The single biggest revenue lever in months 7–12 of a new business is adding soft wash for siding and roofs — same trucks, same crew, dramatically larger ticket sizes. House-and-roof packages routinely run $400–$700 vs. $200 driveways.

FAQ

How much should I charge to pressure wash a driveway? Most residential driveway pressure washing jobs land between $60 and $250, with $0.08–$0.40 per sqft depending on surface type and condition. The single most important number isn't the per-sqft rate, though — it's your minimum job fee. Most operators set theirs at $150–$200, which means a 400 sqft driveway is priced at the minimum, not at sqft × rate.

What is a fair price for power washing a driveway? Two definitions of fair. Operator-fair: a price that covers your full overhead (insurance, fuel, equipment, drive time, your time) at roughly $100/hr all-in. Market-fair: whatever your local Facebook neighborhood group will tolerate before someone undercuts you. Quote operator-fair and let the underpriced operators churn out of the business by year two.

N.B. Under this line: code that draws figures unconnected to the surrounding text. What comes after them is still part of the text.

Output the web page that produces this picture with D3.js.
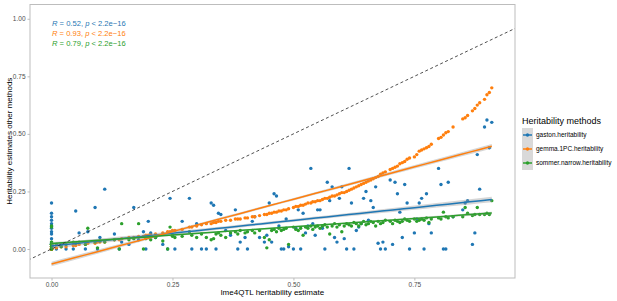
<!DOCTYPE html>
<html>
<head>
<meta charset="utf-8">
<script src="https://cdn.jsdelivr.net/npm/d3@7"></script>
<style>
  body { margin: 0; background: #fff; }
  svg { font-family: "Liberation Sans", Arial, sans-serif; }
</style>
</head>
<body>
<div id="chart"></div>
<script>
// lme4QTL estimate per locus (x), and the three other methods (y)
const lme4qtl = [
  0, 0, 0, 0, 0, 0, 0, 0, 0, 0, 0, 0, 0, 0,
  0.01, 0.02, 0.03, 0.045, 0.05, 0.057, 0.07, 0.075, 0.09, 0.095,
  0.10, 0.11, 0.13, 0.14, 0.145, 0.16, 0.17, 0.18, 0.19, 0.195,
  0.20, 0.205, 0.215, 0.23, 0.24, 0.245, 0.25, 0.255, 0.27, 0.285,
  0.29, 0.30, 0.31, 0.32, 0.33, 0.335, 0.34, 0.345, 0.35, 0.36,
  0.37, 0.38, 0.385, 0.39, 0.40, 0.405, 0.415, 0.42, 0.43, 0.44,
  0.445, 0.45, 0.455, 0.46, 0.465, 0.47, 0.475, 0.48, 0.485, 0.49,
  0.50, 0.505, 0.51, 0.515, 0.52, 0.525, 0.53, 0.536, 0.54, 0.545,
  0.55, 0.555, 0.56, 0.565, 0.57, 0.575, 0.58, 0.585, 0.59, 0.595,
  0.60, 0.605, 0.61, 0.615, 0.62, 0.625, 0.63, 0.635, 0.64, 0.645,
  0.65, 0.655, 0.66, 0.665, 0.67, 0.675, 0.68, 0.685, 0.69, 0.70,
  0.705, 0.71, 0.715, 0.72, 0.725, 0.73, 0.735, 0.74, 0.75, 0.755,
  0.76, 0.765, 0.77, 0.775, 0.78, 0.785, 0.80, 0.805, 0.81, 0.815,
  0.82, 0.83, 0.85, 0.855, 0.86, 0.87, 0.875, 0.88, 0.885, 0.895,
  0.90, 0.905, 0.91
];
const gaston = [
  0.00, 0.00, 0.01, 0.025, 0.045, 0.075, 0.09, 0.10, 0.11, 0.125, 0.14, 0.155, 0.20, 0.065,
  0.00, 0.02, 0.00, 0.00, 0.165, 0.07, 0.00, 0.075, 0.18, 0.00,
  0.05, 0.26, 0.065, 0.00, 0.03, 0.02, 0.18, 0.04, 0.075, 0.00,
  0.12, 0.07, 0.05, 0.02, 0.00, 0.22, 0.06, 0.00, 0.12, 0.22,
  0.00, 0.11, 0.00, 0.00, 0.20, 0.19, 0.00, 0.155, 0.15, 0.08,
  0.06, 0.17, 0.00, 0.03, 0.05, 0.00, 0.12, 0.14, 0.05, 0.03,
  0.06, 0.20, 0.03, 0.24, 0.23, 0.10, 0.00, 0.00, 0.13, 0.01,
  0.00, 0.09, 0.17, 0.00, 0.155, 0.07, 0.10, 0.35, 0.11, 0.06,
  0.17, 0.17, 0.09, 0.00, 0.29, 0.21, 0.27, 0.05, 0.03, 0.22,
  0.27, 0.045, 0.00, 0.35, 0.20, 0.00, 0.08, 0.095, 0.11, 0.22,
  0.25, 0.125, 0.21, 0.18, 0.27, 0.025, 0.00, 0.03, 0.00, 0.30,
  0.02, 0.29, 0.24, 0.16, 0.05, 0.28, 0.20, 0.00, 0.07, 0.13,
  0.20, 0.22, 0.00, 0.24, 0.11, 0.07, 0.35, 0.28, 0.00, 0.00,
  0.29, 0.14, 0.17, 0.20, 0.21, 0.02, 0.07, 0.41, 0.26, 0.53,
  0.56, 0.44, 0.55
];
const gemma = [
  0.00, 0.01, 0.00, 0.00, 0.01, 0.00, 0.00, 0.01, 0.00, 0.00, 0.01, 0.00, 0.00, 0.00,
  0.005, 0.01, 0.01, 0.015, 0.015, 0.02, 0.02, 0.025, 0.025, 0.03,
  0.03, 0.03, 0.04, 0.04, 0.045, 0.05, 0.05, 0.055, 0.055, 0.06,
  0.06, 0.06, 0.065, 0.07, 0.075, 0.075, 0.08, 0.08, 0.085, 0.095,
  0.095, 0.10, 0.105, 0.11, 0.11, 0.115, 0.115, 0.12, 0.12, 0.125,
  0.125, 0.13, 0.13, 0.13, 0.135, 0.135, 0.14, 0.14, 0.145, 0.15,
  0.15, 0.155, 0.155, 0.16, 0.16, 0.165, 0.165, 0.17, 0.17, 0.175,
  0.18, 0.185, 0.185, 0.19, 0.19, 0.195, 0.20, 0.20, 0.205, 0.205,
  0.21, 0.21, 0.215, 0.22, 0.22, 0.225, 0.23, 0.23, 0.235, 0.24,
  0.245, 0.245, 0.25, 0.255, 0.26, 0.265, 0.27, 0.275, 0.28, 0.285,
  0.29, 0.295, 0.30, 0.305, 0.31, 0.315, 0.325, 0.33, 0.335, 0.345,
  0.35, 0.355, 0.36, 0.37, 0.375, 0.38, 0.39, 0.395, 0.40, 0.41,
  0.425, 0.43, 0.435, 0.44, 0.445, 0.455, 0.48, 0.485, 0.495, 0.505,
  0.51, 0.53, 0.565, 0.57, 0.58, 0.60, 0.61, 0.625, 0.635, 0.65,
  0.67, 0.68, 0.70
];
const sommer = [
  0.02, 0.00, 0.01, 0.02, 0.03, 0.10, 0.02, 0.095, 0.03, 0.02, 0.01, 0.02, 0.00, 0.01,
  0.02, 0.01, 0.02, 0.03, 0.025, 0.03, 0.02, 0.09, 0.03, 0.005,
  0.035, 0.03, 0.04, 0.00, 0.11, 0.04, 0.045, 0.11, 0.00, 0.045,
  0.05, 0.04, 0.05, 0.035, 0.00, 0.095, 0.055, 0.05, 0.055, 0.075,
  0.06, 0.05, 0.065, 0.05, 0.04, 0.045, 0.065, 0.07, 0.06, 0.05,
  0.07, 0.075, 0.065, 0.08, 0.07, 0.075, 0.08, 0.07, 0.08, 0.05,
  0.005, 0.04, 0.08, 0.085, 0.075, 0.09, 0.08, 0.085, 0.09, 0.02,
  0.095, 0.085, 0.08, 0.09, 0.06, 0.095, 0.09, 0.10, 0.085, 0.095,
  0.10, 0.09, 0.10, 0.105, 0.095, 0.065, 0.10, 0.11, 0.095, 0.105,
  0.075, 0.10, 0.11, 0.105, 0.10, 0.115, 0.11, 0.10, 0.11, 0.12,
  0.105, 0.11, 0.12, 0.115, 0.10, 0.12, 0.11, 0.115, 0.125, 0.12,
  0.11, 0.125, 0.12, 0.115, 0.12, 0.13, 0.125, 0.12, 0.13, 0.12,
  0.125, 0.13, 0.125, 0.135, 0.115, 0.13, 0.135, 0.13, 0.16, 0.14,
  0.135, 0.14, 0.14, 0.18, 0.155, 0.145, 0.15, 0.18, 0.15, 0.15,
  0.155, 0.15, 0.21
];

const methods = ["gaston.heritability", "gemma.1PC.heritability", "sommer.narrow.heritability"];
const methodValues = [gaston, gemma, sommer];
const colors = ["#1f77b4", "#ff7f0e", "#2ca02c"];
// linear fits: [intercept, slope], and band half-width at the ends
const fitIntercept = [0.013, -0.065, 0.024];
const fitSlope = [0.222, 0.562, 0.145];
const bandEdge = [0.012, 0.01, 0.006];
const corLabels = ["0.52", "0.93", "0.79"];
const xTicks = [0, 0.25, 0.5, 0.75];
const yTicks = [0, 0.25, 0.5, 0.75, 1];

const W = 617, H = 301;
const panel = { left: 30, right: 515, top: 4.5, bottom: 278 };

const svg = d3.select("#chart").append("svg")
  .attr("width", W).attr("height", H);

const x = d3.scaleLinear().domain([-0.0445, 0.958]).range([panel.left, panel.right]);
const y = d3.scaleLinear().domain([-0.126, 1.062]).range([panel.bottom, panel.top]);

const plot = svg.append("g");
plot.append("clipPath").attr("id", "clip")
  .append("rect")
  .attr("x", panel.left).attr("y", panel.top)
  .attr("width", panel.right - panel.left).attr("height", panel.bottom - panel.top);

const layer = plot.append("g").attr("clip-path", "url(#clip)");

// points
methods.forEach((m, i) => {
  layer.append("g").selectAll("circle")
    .data(lme4qtl.map((xv, j) => ({ x: xv, y: methodValues[i][j] })))
    .join("circle")
    .attr("cx", d => x(d.x))
    .attr("cy", d => y(d.y))
    .attr("r", 1.7)
    .attr("fill", colors[i]);
});

// fit lines with confidence band (band shape from the usual OLS se formula)
const xMin = d3.min(lme4qtl), xMax = d3.max(lme4qtl);
const n = lme4qtl.length;
const xbar = d3.mean(lme4qtl);
const sxx = d3.sum(lme4qtl, v => (v - xbar) ** 2);
const seShape = g => Math.sqrt(1 / n + (g - xbar) ** 2 / sxx);
const seMax = Math.max(seShape(xMin), seShape(xMax));
const grid = d3.range(0, 41).map(k => xMin + (xMax - xMin) * k / 40);

methods.forEach((m, i) => {
  const a = fitIntercept[i], b = fitSlope[i];
  const band = grid.map(g => {
    const se = bandEdge[i] * seShape(g) / seMax;
    return { x: g, lo: a + b * g - se, hi: a + b * g + se };
  });
  layer.append("path")
    .attr("d", d3.area().x(d => x(d.x)).y0(d => y(d.lo)).y1(d => y(d.hi))(band))
    .attr("fill", "#999")
    .attr("opacity", 0.4);
  layer.append("path")
    .attr("d", d3.line().x(d => x(d.x)).y(d => y(a + b * d.x))(band))
    .attr("fill", "none")
    .attr("stroke", colors[i])
    .attr("stroke-width", 1.5);
});

// y = x reference
layer.append("path")
  .attr("d", d3.line()([[x(-0.1), y(-0.1)], [x(1.1), y(1.1)]]))
  .attr("stroke", "#222")
  .attr("stroke-width", 0.8)
  .attr("stroke-dasharray", "3,2.5")
  .attr("fill", "none");

// panel border
plot.append("rect")
  .attr("x", panel.left).attr("y", panel.top)
  .attr("width", panel.right - panel.left).attr("height", panel.bottom - panel.top)
  .attr("fill", "none")
  .attr("stroke", "#bdbdbd")
  .attr("stroke-width", 1);

// axes
const fmt = d3.format(".2f");
const xAxis = svg.append("g")
  .attr("transform", `translate(0,${panel.bottom})`)
  .call(d3.axisBottom(x).tickValues(xTicks).tickFormat(fmt).tickSize(2.5).tickPadding(2));
const yAxis = svg.append("g")
  .attr("transform", `translate(${panel.left},0)`)
  .call(d3.axisLeft(y).tickValues(yTicks).tickFormat(fmt).tickSize(2.5).tickPadding(2));
[xAxis, yAxis].forEach(ax => {
  ax.select(".domain").remove();
  ax.selectAll("line").attr("stroke", "#bdbdbd");
  ax.selectAll("text").attr("fill", "#4d4d4d").attr("font-size", 6.5)
    .attr("font-family", "Liberation Sans, Arial, sans-serif");
});

svg.append("text")
  .attr("x", (panel.left + panel.right) / 2)
  .attr("y", 295)
  .attr("text-anchor", "middle")
  .attr("font-size", 8)
  .text("lme4QTL heritability estimate");

svg.append("text")
  .attr("transform", `translate(12,${(panel.top + panel.bottom) / 2}) rotate(-90)`)
  .attr("text-anchor", "middle")
  .attr("font-size", 8)
  .text("Heritability estimates other methods");

// correlation labels
corLabels.forEach((r, i) => {
  const t = svg.append("text")
    .attr("x", 52)
    .attr("y", 26 + i * 10)
    .attr("font-size", 7.6)
    .attr("fill", colors[i]);
  t.append("tspan").attr("font-style", "italic").text("R");
  t.append("tspan").text(` = ${r}, `);
  t.append("tspan").attr("font-style", "italic").text("p");
  t.append("tspan").text(" < 2.2e\u221216");
});

// legend
const legend = svg.append("g").attr("transform", "translate(522,0)");
legend.append("text")
  .attr("x", 0).attr("y", 124)
  .attr("font-size", 9)
  .text("Heritability methods");

const keys = legend.selectAll(".key")
  .data(methods)
  .join("g")
  .attr("class", "key")
  .attr("transform", (d, i) => `translate(0,${128 + i * 14})`);

keys.append("rect")
  .attr("width", 11).attr("height", 14)
  .attr("fill", "#d9d9d9");
keys.append("line")
  .attr("x1", 1).attr("x2", 10)
  .attr("y1", 7).attr("y2", 7)
  .attr("stroke", (d, i) => colors[i])
  .attr("stroke-width", 1.5);
keys.append("circle")
  .attr("cx", 5.5).attr("cy", 7).attr("r", 1.7)
  .attr("fill", (d, i) => colors[i]);
keys.append("text")
  .attr("x", 14).attr("y", 7)
  .attr("dy", "0.35em")
  .attr("font-size", 6.5)
  .text(d => d);
</script>
</body>
</html>
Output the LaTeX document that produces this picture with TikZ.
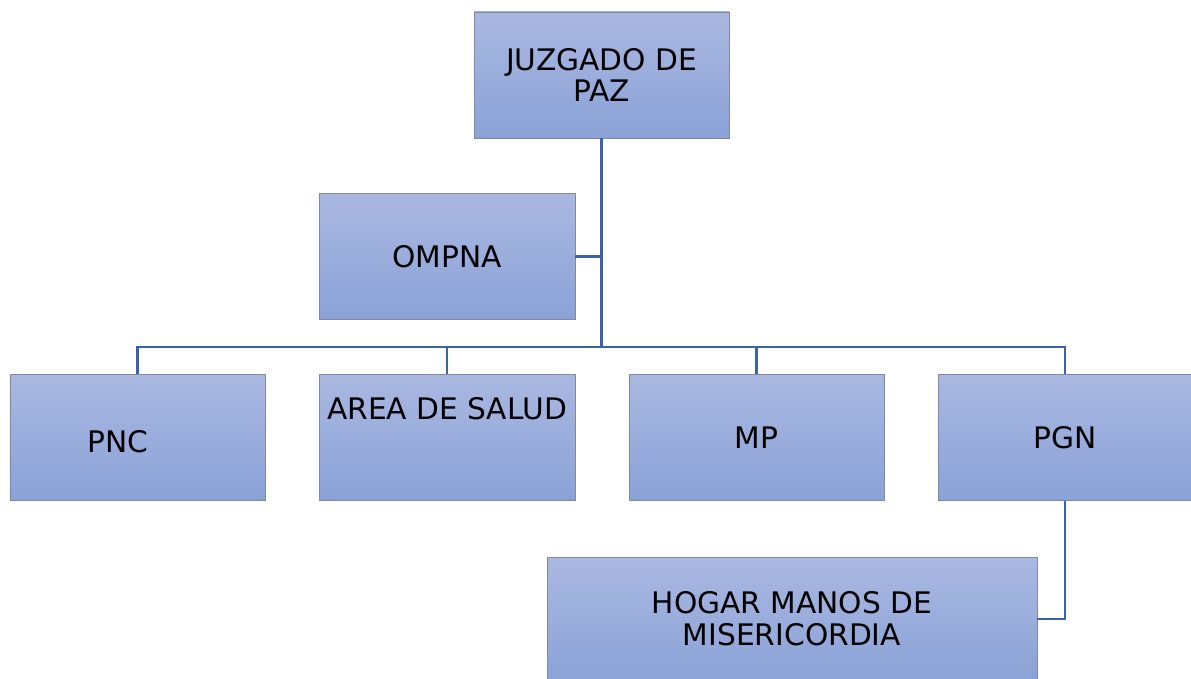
\documentclass[tikz,border=0pt]{standalone}
\usepackage{fontspec}
\setmainfont{DejaVu Sans}
\definecolor{boxtop}{HTML}{AAB8E1}
\definecolor{boxbot}{HTML}{8AA2D7}
\definecolor{boxline}{HTML}{7F8AA0}
\definecolor{conncol}{HTML}{3C62AA}
\begin{document}
\begin{tikzpicture}[x=1bp,y=-1bp,
  box/.style={draw=boxline, line width=0.9bp, top color=boxtop, bottom color=boxbot,
    minimum width=255bp, minimum height=126bp, inner sep=0pt, align=center,
    font=\fontsize{29.8}{32}\selectfont},
  lbl/.style={inner sep=0pt, align=center, font=\fontsize{29.8}{32}\selectfont},
  conn/.style={draw=conncol, line width=2.4bp}]
\useasboundingbox (0,0) rectangle (1191,679);
\node[box] (juz) at (601.5,75) {JUZGADO DE\\PAZ};
\node[box, minimum width=256bp] (omp) at (447,256.5) {OMPNA};
\node[box] (pnc) at (137.5,437.5) {};
\node[lbl] (pnct) at (118,442) {PNC};
\node[box, minimum width=256bp] (area) at (447,437.5) {};
\node[lbl] (areat) at (447,409) {AREA DE SALUD};
\node[box] (mp) at (756.5,437.5) {MP};
\node[box, minimum width=254bp] (pgn) at (1065,437.5) {PGN};
\node[box, minimum width=490bp, minimum height=124bp] (hog) at (792,619) {HOGAR MANOS DE\\MISERICORDIA};
\coordinate (bus) at (601.5,347);
\draw[conn] (juz.south) -- (bus);
\draw[conn] (omp.east) -- (omp.east -| bus);
\draw[conn] (pnc.north) |- (bus);
\draw[conn] (pgn.north) |- (bus);
\draw[conn] (area.north) -- (area.north |- bus);
\draw[conn] (mp.north) -- (mp.north |- bus);
\draw[conn] (pgn.south) |- (hog.east);
\end{tikzpicture}
\end{document}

What should I charge per square foot for pressure washing concrete? $0.08–$0.20 for plain residential concrete in good condition. $0.20–$0.40 for stamped, sealed, or heavily soiled surfaces. The spread is driven by chemical cost, dwell time, and edge-work complexity — sealed concrete needs less pressure but more chemistry, stamped concrete needs more careful technique to avoid stripping the sealer.

How long does it take to pressure wash a driveway? 30–90 minutes for a 400–800 sqft residential driveway with good water access and average soiling. Don't price by time on-site, though — price by sqft and let your efficiency be your margin. Build drive-time into your hourly rate calculation, not into the customer's quote.

How do you quote a pressure washing job? Four steps. Measure the surface (Google Earth or a paced walk is fine for ballpark). Identify surface conditions that justify upcharges (oil stains, sealed surface, two-pass needed). Apply your per-sqft rate and compare to your minimum job fee — quote the higher of the two. Add upsells before you send the number, not after.

How often should I recommend pressure washing a driveway? Every 12–18 months for residential, more often if there's overhanging tree cover or oil-stain frequency from a daily-driver leak. This is a soft upsell — at the end of every job, mention the maintenance interval and offer to put them on a reminder list. About 30% will say yes if you ask.

Can pressure washing damage a driveway? Yes — most often on oxidized or aged concrete (>15 years), stamped or stained concrete (where the sealer can be stripped), and paver driveways (where joint sand can be blown out by aggressive nozzle work). The fix is technique: lower PSI, wider fan, longer dwell with surfactant, and never a 0° nozzle on residential surfaces.

Is it worth it to pressure wash a driveway? If you're talking to a customer asking this, the honest answer is yes — a clean driveway adds curb appeal, removes algae that becomes slippery in rain, and costs less than a single landscaping visit. From the operator side, it's worth it when the job covers your minimum and the customer is in your route hub. Outside that, it isn't.